Esto es, en rigor, lo que durante mucho tiempo han perseguido experiencias como las de los «tribunales éticos», cuyo objetivo ha sido denunciar los límites de los de los tribunales realmente existentes y exigir un cumplimiento sin excepción del derecho internacional de los derechos humanos. Estos tribunales, integrados por activistas, juristas, intelectuales, movimientos sociales y asociaciones de víctimas, consiguieron vincular la comisión de graves delitos de sangre, como la tortura sistemática y el genocidio, a delitos económicos de diferente tipo. Estas fueron, por ejemplo, las conclusiones de los Tribunales Russell I y II, dedicados a investigar los crímenes cometidos en Vietnam y por las dictaduras de América Latina, del Tribunal Permanente de los Pueblos o de los Tribunales éticos que han estudiado la responsabilidad del Fondo Monetario Internacional, del Banco Mundial, o de ciertas empresas transnacionales en la vulneración de derechos humanos básicos en los países del Sur.

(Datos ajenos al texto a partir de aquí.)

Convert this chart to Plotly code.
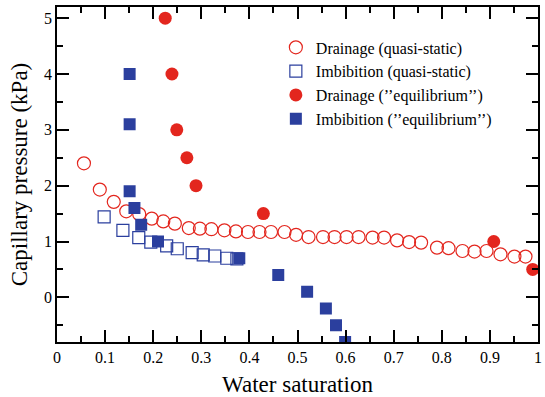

Todas estas iniciativas ponen de manifiesto que la efectividad del «nunca más» exige, desde luego, demandar el perfeccionamiento, y no el bastardeo o la instrumentalización de mecanismos como los tribunales internacionales o el principio de jurisdicción universal, de manera que puedan dar voz a todas las víctimas y garantizar su derecho a la verdad. Pero sobre todo, muestran la imperiosa necesidad de llevar adelante una tarea más vasta y compleja: el desarrollo, en diferentes escalas, de un sistema incisivo de controles políticos y jurídicos capaz de remover los privilegios, de Estado y de mercado que están en la raíz de las vulneraciones más graves del principio de igual dignidad de las personas y los pueblos.